Thursday 4 May 2017

cooking - Hong Bak

Hong bak is a nyonya dish. The key ingredient is cekur, it releases a unique aroma. This is a fushion dish of Malay, Indian and Chinese.

cooking - sambal belacan

Getting myself a granite mortal from Pulau Tikus wet market. Pounded sambal belacan. It was my frequent task during primary school time. Mom loves sambal belacan. Practice makes perfect. Pound the chilies and Belacan with love. One of my friend told me, sambal belacan I gave is finished with one meal. Glad to hear that.

Friday 22 May 2015

cooking - claypot Curry Fish Head Penang Style

Spices: cook 7-8 dry chilies to soft then remove excess seeds. ready to blend with 2-3 fresh chilies with some water, then blend to "chilies giring". Can do more then standby in fridge for cooking.
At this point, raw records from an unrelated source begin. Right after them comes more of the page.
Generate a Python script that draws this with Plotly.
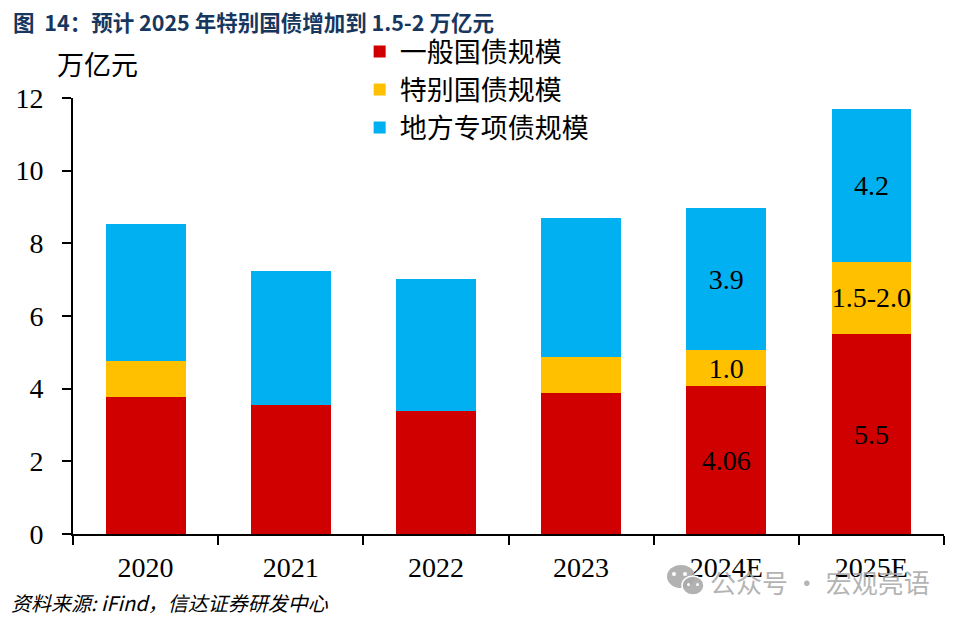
import plotly.graph_objects as go

# Data
years = ["2020", "2021", "2022", "2023", "2024E", "2025E"]
general = [3.77, 3.55, 3.39, 3.88, 4.06, 5.5]
special = [1.0, 0, 0, 1.0, 1.0, 2.0]
local = [3.76, 3.69, 3.63, 3.82, 3.9, 4.2]

general_text = ["", "", "", "", "4.06", "5.5"]
special_text = ["", "", "", "", "1.0", "1.5-2.0"]
local_text = ["", "", "", "", "3.9", "4.2"]

yticks = [0, 2, 4, 6, 8, 10, 12]

SERIF = "Liberation Serif"
CJK = "Noto Sans CJK SC"
WATERMARK = "rgba(170,170,170,0.9)"

fig = go.Figure()

for name, vals, labels, color in [
    ("一般国债规模", general, general_text, "#D00000"),
    ("特别国债规模", special, special_text, "#FFC000"),
    ("地方专项债规模", local, local_text, "#00B0F0"),
]:
    fig.add_trace(go.Bar(
        x=years,
        y=vals,
        name=name,
        marker=dict(color=color, line=dict(width=0)),
        text=labels,
        textposition="inside",
        insidetextanchor="middle",
        textangle=0,
        constraintext="none",
        insidetextfont=dict(family=SERIF, size=28, color="#000000"),
        hoverinfo="skip",
    ))

fig.update_layout(
    width=952,
    height=612,
    barmode="stack",
    bargap=0.45,
    plot_bgcolor="white",
    paper_bgcolor="white",
    margin=dict(l=65, r=16, t=90, b=86, autoexpand=False),
    font=dict(family=SERIF, color="#000000"),
    legend=dict(
        x=0.3291, xanchor="left",
        y=1.162, yanchor="top",
        bgcolor="rgba(0,0,0,0)",
        traceorder="normal",
        font=dict(family=CJK, size=27, color="#000000"),
    ),
    xaxis=dict(
        tickson="boundaries",
        ticks="outside",
        ticklen=9,
        tickwidth=2,
        tickcolor="#000000",
        showline=True,
        linecolor="#000000",
        linewidth=2,
        showgrid=False,
        ticklabelstandoff=7,
        tickfont=dict(family=SERIF, size=28),
    ),
    yaxis=dict(
        range=[0, 12],
        tickvals=yticks,
        ticks="outside",
        ticklen=9,
        tickwidth=2,
        tickcolor="#000000",
        showline=True,
        linecolor="#000000",
        linewidth=2,
        showgrid=False,
        zeroline=False,
        ticklabelstandoff=13,
        tickfont=dict(family=SERIF, size=28),
    ),
)

# title, unit, source, watermark
fig.add_annotation(text="<b>图  14：预计 2025 年特别国债增加到 1.5-2 万亿元</b>", xref="paper", yref="paper",
                   x=-0.0713, y=1.175, xanchor="left", yanchor="middle", showarrow=False,
                   font=dict(family=CJK, size=21.5, color="#17375E"))
fig.add_annotation(text="万亿元", xref="paper", yref="paper",
                   x=-0.0207, y=1.08, xanchor="left", yanchor="middle", showarrow=False,
                   font=dict(family=CJK, size=27, color="#000000"))
fig.add_annotation(text="<i>资料来源: iFind，信达证券研发中心</i>", xref="paper", yref="paper",
                   x=-0.0733, y=-0.158, xanchor="left", yanchor="middle", showarrow=False,
                   font=dict(family=CJK, size=20, color="#000000"))
fig.add_annotation(text="公众号 · 宏观亮语", xref="paper", yref="paper",
                   x=0.9862, y=-0.108, xanchor="right", yanchor="middle", showarrow=False,
                   font=dict(family=CJK, size=26, color=WATERMARK))


# wechat icon of the watermark, placed in page pixels
def px_x(v):
    return (v - 73) / 871


def px_y(v):
    return (534 - v) / 436


for x0, x1, y0, y1, fill, border in [
    (667, 695, 565, 588, WATERMARK, 0),
    (682, 704, 576, 595, WATERMARK, 1.5),
    (672, 676, 572, 576, "white", 0),
    (683, 687, 572, 576, "white", 0),
    (687, 690, 583, 586, "white", 0),
    (696, 699, 583, 586, "white", 0),
]:
    fig.add_shape(type="circle", xref="paper", yref="paper",
                  x0=px_x(x0), x1=px_x(x1), y0=px_y(y1), y1=px_y(y0),
                  fillcolor=fill, line=dict(color="white", width=border))

fig.write_html("out.html")
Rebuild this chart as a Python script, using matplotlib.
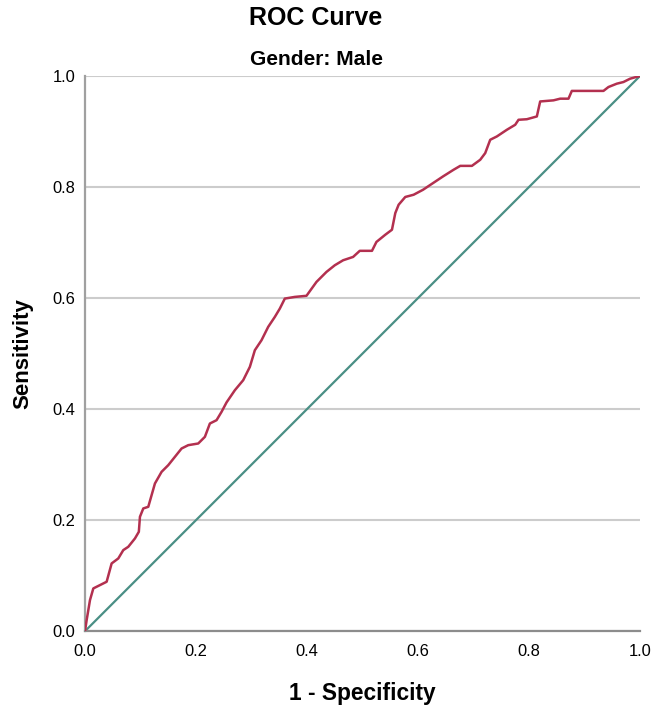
import matplotlib
matplotlib.use("Agg")
import matplotlib.pyplot as plt
from matplotlib import font_manager

# ROC curve points (1 - specificity, sensitivity)
fpr = [0.0, 0.003, 0.009, 0.015, 0.027, 0.039, 0.048, 0.060, 0.069, 0.078,
       0.090, 0.097, 0.099, 0.105, 0.114, 0.126, 0.138, 0.150, 0.162, 0.174,
       0.186, 0.204, 0.216, 0.225, 0.237, 0.246, 0.255, 0.270, 0.285, 0.297,
       0.306, 0.318, 0.330, 0.342, 0.351, 0.360, 0.378, 0.399, 0.417, 0.435,
       0.450, 0.465, 0.483, 0.495, 0.517, 0.525, 0.541, 0.553, 0.559, 0.565,
       0.577, 0.592, 0.609, 0.627, 0.645, 0.664, 0.676, 0.697, 0.712, 0.721,
       0.730, 0.742, 0.760, 0.775, 0.781, 0.796, 0.814, 0.820, 0.844, 0.856,
       0.871, 0.877, 0.904, 0.934, 0.943, 0.958, 0.970, 0.982, 1.0]
tpr = [0.0, 0.020, 0.056, 0.077, 0.083, 0.089, 0.122, 0.131, 0.146, 0.152,
       0.167, 0.179, 0.206, 0.221, 0.224, 0.266, 0.287, 0.299, 0.314, 0.329,
       0.335, 0.338, 0.350, 0.374, 0.380, 0.395, 0.412, 0.434, 0.452, 0.476,
       0.506, 0.524, 0.548, 0.566, 0.581, 0.599, 0.602, 0.604, 0.629, 0.647,
       0.659, 0.668, 0.674, 0.685, 0.685, 0.701, 0.714, 0.723, 0.753, 0.768,
       0.782, 0.786, 0.795, 0.807, 0.819, 0.831, 0.838, 0.838, 0.849, 0.861,
       0.885, 0.891, 0.903, 0.912, 0.921, 0.922, 0.927, 0.954, 0.956, 0.959,
       0.959, 0.973, 0.973, 0.973, 0.980, 0.986, 0.989, 0.995, 1.0]
ref_line = [0.0, 1.0]
ticks = [0.0, 0.2, 0.4, 0.6, 0.8, 1.0]

# narrow sans if installed, else regular
try:
    font_manager.findfont(font_manager.FontProperties(family="Liberation Sans Narrow"),
                          fallback_to_default=False)
    fam = "Liberation Sans Narrow"
    k = 1.0
except Exception:
    fam = "Liberation Sans"
    k = 0.82
plt.rcParams["font.family"] = [fam, "DejaVu Sans"]

fig = plt.figure(figsize=(6.64, 7.23), dpi=100)
ax = fig.add_axes([0.128, 0.127, 0.836, 0.768])

ax.plot(ref_line, ref_line, color="#4a8f85", lw=1.6, zorder=2)
ax.plot(fpr, tpr, color="#b3304f", lw=1.8, zorder=3, solid_joinstyle="round")

ax.set_xlim(0, 1)
ax.set_ylim(0, 1)
ax.set_xticks(ticks)
ax.set_yticks(ticks)
ax.set_xticklabels([f"{t:.1f}" for t in ticks])
ax.set_yticklabels([f"{t:.1f}" for t in ticks])
ax.tick_params(length=0, labelsize=14.5 * k, colors="#000000")
ax.tick_params(axis="x", pad=9)
ax.tick_params(axis="y", pad=7)

ax.yaxis.grid(True, color="#cccccc", lw=1.5)
ax.set_axisbelow(True)
for s in ["top", "right"]:
    ax.spines[s].set_visible(False)
ax.spines["left"].set_color("#a0a0a0")
ax.spines["left"].set_linewidth(1.6)
ax.spines["bottom"].set_color("#8c8c8c")
ax.spines["bottom"].set_linewidth(1.6)

ax.set_xlabel("1 - Specificity", fontsize=20 * k, fontweight="bold", labelpad=17)
ax.set_ylabel("Sensitivity", fontsize=19.5 * k, fontweight="bold", labelpad=14)

fig.text(0.476, 0.975, "ROC Curve", ha="center", va="center",
         fontsize=22 * k, fontweight="bold")
fig.text(0.476, 0.918, "Gender: Male", ha="center", va="center",
         fontsize=18.5 * k, fontweight="bold")

fig.savefig("out.png", dpi=100)
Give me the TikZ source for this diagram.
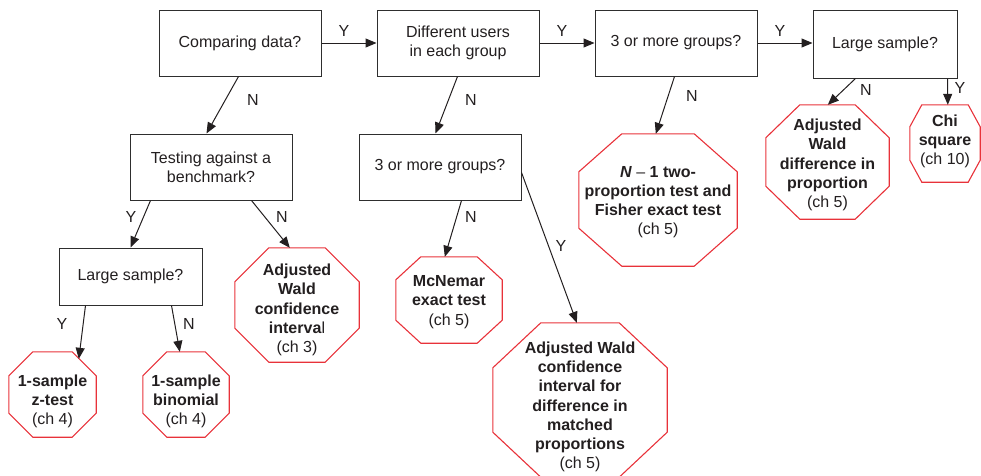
\documentclass[tikz,border=0pt]{standalone}
\usepackage{fontspec}
\setmainfont{Liberation Sans}
\usetikzlibrary{arrows.meta,calc}
\definecolor{ink}{HTML}{231F20}
\definecolor{boxline}{HTML}{2E2E2E}
\definecolor{octred}{HTML}{E8323A}
% #1 name, #2 center, #3 width, #4 height, #5 cut x, #6 cut y, #7 text shift down, #8 text
\newcommand{\octnode}[8]{%
  \node[inner sep=0pt, minimum width=#3, minimum height=#4] (#1) at #2 {};
  \draw[octline] ([xshift=#5]#1.north west) -- ([xshift=-#5]#1.north east)
    -- ([yshift=-#6]#1.north east) -- ([yshift=#6]#1.south east)
    -- ([xshift=-#5]#1.south east) -- ([xshift=#5]#1.south west)
    -- ([yshift=#6]#1.south west) -- ([yshift=-#6]#1.north west) -- cycle;
  \node[octtext] (#1-t) at ($(#1.center)+(0,#7)$) {#8};}
\begin{document}
\begin{tikzpicture}[x=1pt,y=-1pt,
  every node/.style={font=\fontsize{16}{19.2}\selectfont, text=ink},
  qbox/.style={draw=boxline, line width=1pt, inner sep=0pt, align=center,
    minimum width=162pt, minimum height=66pt},
  octtext/.style={inner sep=0pt, align=center},
  octline/.style={draw=octred, line width=1.1pt},
  arr/.style={draw=ink, line width=1pt, -{Triangle[length=11pt,width=9pt]}},
  lbl/.style={inner sep=0pt}]
\useasboundingbox (0,0) rectangle (981,475);
% question boxes
\node[qbox] (cmp) at (240,43) {Comparing data?};
\node[qbox] (diff) at (458,43) {Different users\\in each group};
\node[qbox] (g3a) at (676,43) {3 or more groups?};
\node[qbox, minimum width=144pt, minimum height=68pt] (lsa) at (885,44) {Large sample?};
\node[qbox] (tst) at (211,167) {Testing against a\\benchmark?};
\node[qbox] (g3b) at (440,167) {3 or more groups?};
\node[qbox, minimum width=143pt, minimum height=57pt] (lsb) at (130.5,276.5) {Large sample?};
% result octagons
\octnode{zt}{(52.5,394.5)}{87pt}{85pt}{24pt}{24pt}{7}
  {\textbf{1-sample}\\\textbf{z-test}\\(ch 4)}
\octnode{bin}{(186,394.5)}{86pt}{85pt}{24pt}{24pt}{7}
  {\textbf{1-sample}\\\textbf{binomial}\\(ch 4)}
\octnode{awci}{(297,305)}{124pt}{114pt}{34pt}{34pt}{5}
  {\textbf{Adjusted}\\\textbf{Wald}\\\textbf{confidence}\\\textbf{interva}l\\(ch 3)}
\octnode{mcn}{(449,300)}{106pt}{86pt}{25pt}{23pt}{2}
  {\textbf{McNemar}\\\textbf{exact test}\\(ch 5)}
\octnode{mat}{(580,400)}{174pt}{154pt}{48pt}{45pt}{7}
  {\textbf{Adjusted Wald}\\\textbf{confidence}\\\textbf{interval for}\\\textbf{difference in}\\\textbf{matched}\\\textbf{proportions}\\(ch 5)}
\octnode{n1}{(658,200)}{158pt}{132pt}{43pt}{38pt}{2}
  {\textbf{\textit{N}} – \textbf{1 two-}\\\textbf{proportion test and}\\\textbf{Fisher exact test}\\(ch 5)}
\octnode{awd}{(827.5,162)}{123pt}{114pt}{34pt}{33pt}{3}
  {\textbf{Adjusted}\\\textbf{Wald}\\\textbf{difference in}\\\textbf{proportion}\\(ch 5)}
\octnode{chi}{(945,143.5)}{70pt}{77pt}{12pt}{22pt}{-2}
  {\textbf{Chi}\\\textbf{square}\\(ch 10)}
% connectors
\draw[arr] (cmp.east) -- (diff.west);
\draw[arr] (diff.east) -- (g3a.west);
\draw[arr] (g3a.east) -- (g3a.east -| lsa.west);
\draw[arr] ($(cmp.south west)+(80,0)$) -- ($(tst.north west)+(77,0)$);
\draw[arr] ($(diff.south west)+(81,0)$) -- ($(g3b.north west)+(77,0)$);
\draw[arr] ($(g3a.south west)+(80,0)$) -- ($(n1.north west)+(77,0)$);
\draw[arr] ($(lsa.south west)+(43,0)$) -- ($(awd.north west)+(62,0)$);
\draw[arr] ($(lsa.south west)+(135,0)$) -- ($(chi.north west)+(38,0)$);
\draw[arr] ($(tst.south west)+(21,0)$) -- ($(lsb.north west)+(72,0)$);
\draw[arr] ($(tst.south west)+(122,0)$) -- ($(awci.north west)+(55,0)$);
\draw[arr] ($(g3b.south west)+(103,0)$) -- ($(mcn.north west)+(49,0)$);
\draw[arr] ($(g3b.north east)+(0,39)$) -- ($(mat.north west)+(84,0)$);
\draw[arr] ($(lsb.south west)+(27,0)$) -- ($(zt.north west)+(70,7)$);
\draw[arr] ($(lsb.south west)+(113,0)$) -- ($(bin.north west)+(37,0)$);
% labels
\node[lbl] (l1) at (344,31) {Y};
\node[lbl] (l2) at (562,31) {Y};
\node[lbl] (l3) at (780,31) {Y};
\node[lbl] (l4) at (253,100) {N};
\node[lbl] (l5) at (471,100) {N};
\node[lbl] (l6) at (692,96) {N};
\node[lbl] (l7) at (866,90) {N};
\node[lbl] (l8) at (960,88) {Y};
\node[lbl] (l9) at (131,217) {Y};
\node[lbl] (l10) at (282,217) {N};
\node[lbl] (l11) at (471,217) {N};
\node[lbl] (l12) at (561,246) {Y};
\node[lbl] (l13) at (62,324) {Y};
\node[lbl] (l14) at (189,324) {N};
\end{tikzpicture}
\end{document}
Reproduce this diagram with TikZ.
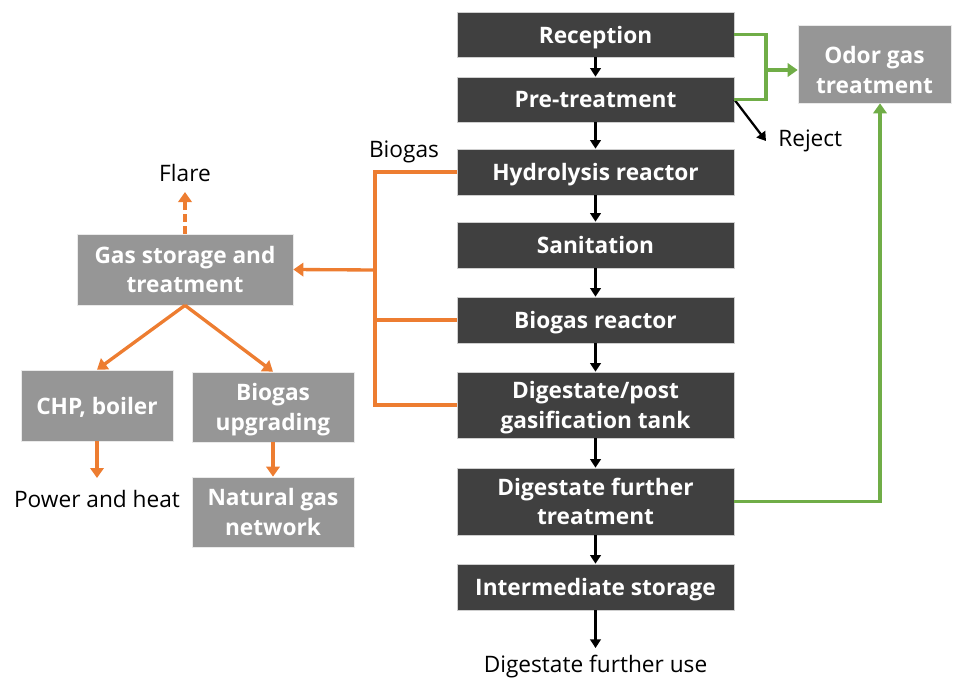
\documentclass[tikz,border=0pt]{standalone}
\usepackage{fontspec}
\setmainfont{Open Sans}
\usetikzlibrary{arrows.meta}
\definecolor{boxdark}{HTML}{404040}
\definecolor{boxgrey}{HTML}{969696}
\definecolor{gasorange}{HTML}{ED7D31}
\definecolor{odorgreen}{HTML}{70AD47}
\tikzset{
  procbox/.style={fill=boxdark, draw=white!75!boxdark, line width=0.5pt, text=white,
    font=\bfseries\fontsize{17}{22}\selectfont, align=center, inner sep=0pt,
    text depth=0pt, minimum width=207.75pt},
  gasbox/.style={fill=boxgrey, draw=white!80!boxgrey, line width=0.5pt, text=white,
    font=\bfseries\fontsize{17}{22}\selectfont, align=center, inner sep=0pt,
    text depth=0pt},
  boxtext/.style={text=white, font=\bfseries\fontsize{17}{22}\selectfont,
    align=center, inner sep=0pt, text depth=0pt},
  plainlabel/.style={font=\fontsize{17}{20}\selectfont, inner sep=0pt},
  flowarrow/.style={line width=1.7pt, -{Triangle[length=6.5pt,width=8pt]}},
  gasline/.style={gasorange, line width=2.5pt},
  gasarrow/.style={gasline, -{Triangle[length=7.5pt,width=10pt]}},
  odorline/.style={odorgreen, line width=2.5pt},
  odorarrow/.style={odorline, -{Triangle[length=7.5pt,width=10pt]}}
}
\begin{document}
\begin{tikzpicture}[x=0.75pt, y=-0.75pt]
\useasboundingbox (0,0) rectangle (953,682);

% main process column
\node[procbox, minimum height=33.75pt] (rec) at (595.5,34.5) {Reception};
\node[procbox, minimum height=33.75pt] (pre) at (595.5,99.5) {Pre-treatment};
\node[procbox, minimum height=34.5pt] (hyd) at (595.5,172) {Hydrolysis reactor};
\node[procbox, minimum height=34.5pt] (san) at (595.5,245) {Sanitation};
\node[procbox, minimum height=34.5pt] (brx) at (595.5,320) {Biogas reactor};
\node[procbox, minimum height=49.5pt] (dpt) at (595.5,405) {Digestate/post\\gasification tank};
\node[procbox, minimum height=50.25pt] (dft) at (595.5,501.5) {Digestate further\\treatment};
\node[procbox, minimum height=34.5pt] (ist) at (595.5,587) {Intermediate storage};
\node[plainlabel] (use) at (595.5,667) {Digestate further use};
\coordinate (usetop) at (595.5,648);

\draw[flowarrow] (rec) -- (pre);
\draw[flowarrow] (pre) -- (hyd);
\draw[flowarrow] (hyd) -- (san);
\draw[flowarrow] (san) -- (brx);
\draw[flowarrow] (brx) -- (dpt);
\draw[flowarrow] (dpt) -- (dft);
\draw[flowarrow] (dft) -- (ist);
\draw[flowarrow] (ist) -- (usetop);

% reject stream
\node[plainlabel, anchor=west] (rej) at (778,141) {Reject};
\coordinate (rejtip) at (766,141);
\draw[line width=1.7pt, -{Triangle[length=6.5pt,width=8pt]}] (pre.east) -- (rejtip);

% odor gas collection (text sits low in its box)
\node[gasbox, minimum width=114.75pt, minimum height=58.5pt] (odor) at (874.5,64) {};
\node[boxtext] (odortxt) at (874.5,70) {Odor gas\\treatment};
\coordinate (gj) at (766,70);
\draw[odorline] (rec.east) -| (gj) |- (pre.east);
\draw[odorarrow] (gj) -- (gj -| odor.west);
\coordinate (gr) at (880,0);
\draw[odorarrow] (dft.east) -| (gr |- odor.south);

% biogas collection
\node[plainlabel] (biogas) at (404,152) {Biogas};
\coordinate (bj) at (375,270);
\draw[gasline] (hyd.west) -| (bj |- dpt.west) -- (dpt.west);
\draw[gasline] (brx.west) -- (brx.west -| bj);

% gas utilisation
\node[gasbox, minimum width=162pt, minimum height=53.25pt] (gst) at (185,269.5) {Gas storage and\\treatment};
\draw[gasarrow] (bj) -- (gst.east);
\node[plainlabel] (flare) at (185,173) {Flare};
\coordinate (flaretip) at (185,192);
\draw[gasline, dash pattern=on 6pt off 3pt, -{Triangle[length=7.5pt,width=10pt]}] (gst.north) -- (flaretip);

\node[gasbox, minimum width=114pt, minimum height=53.25pt] (chp) at (97,405.5) {CHP, boiler};
\node[gasbox, minimum width=121.5pt, minimum height=52.5pt] (upg) at (273,407) {Biogas\\upgrading};
\node[gasbox, minimum width=121.5pt, minimum height=52.5pt] (ngn) at (273,512) {Natural gas\\network};
\draw[gasarrow] (gst.south) -- (chp.north);
\draw[gasarrow] (gst.south) -- (upg.north);
\draw[gasarrow] (upg) -- (ngn);

\node[plainlabel] (pwr) at (97,499) {Power and heat};
\coordinate (pwrtop) at (97,478);
\draw[gasarrow] (chp.south) -- (pwrtop);
\end{tikzpicture}
\end{document}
Blend chillies giring, shallot, garlic, ginger, onion, lemongrass n tumeric to spice paste. Tumis this spices with oil & salt till "pecah  minyak". Added fresh green chillies, fresh tomato wedges & lemongrass stick. While stirring, added tamarind water (juice tamarind paste with water). I can see supermarket has tamarind paste in bottle nowadays, can try. Added the rest of vegetable eg. Cucumber remove seed, onion wedges shape, lady fingers, egg plant to the gravy then simmer at low heat. After soften, remove them to a temporary plate so you will have space for fish. Added salt and brown sugar. Time to cook fish head in a separate pot using water, salt and ginger slice. Not more then 2 minutes. Purpose remove the fishy smell in case. Transfer fish head to curry cook for 2 minutes each side. Added coconut milk to the consistency you prefer. (Medium heat). Add soya sauce after tasting. Added back the Vegetable from temporary plate. Then garnished tomatoes, onion sliced in ring shape, limau Kasturi juice, ginger flower n mints leave. Before serve, bring it to boiling point once.  Overall fish head cannot cook more than 12 minutes depends on the thickness. Try out.

Friday 1 May 2015

cooking - Braised Pork Knuckle with mushroom

Sautéed cinnamon stick, star anise, pepper, garlic & ginger in hot vegetable oil and sesame oil then added rock sugar. Keep stirring till rock sugar melted. Purpose to color the knuckle with caramel of rock sugar. Add in the knuckle (boil with water before that to remove blood) and mushroom. Then add soya sauce, a bit of salt, Chinese cooking wine and water to cover the knuckle. Bring them to boil for 5-10 minutes. Then lower the flame to lowest heat and cover the pot lid. Simmer for two and a half hour.  Check time to time. Time to taste. Add soya sauce or salt if needed. 10 mins before serve added maltose to add the shine of the knuckle skin. After cook remove the knuckle and filter the gravy. Garnish the knuckle surrounded by Pak Choy (boiled in water that added salt, sugar n vegetable oil). Now, reheat the filtered gravy then pour onto the knuckle. Done.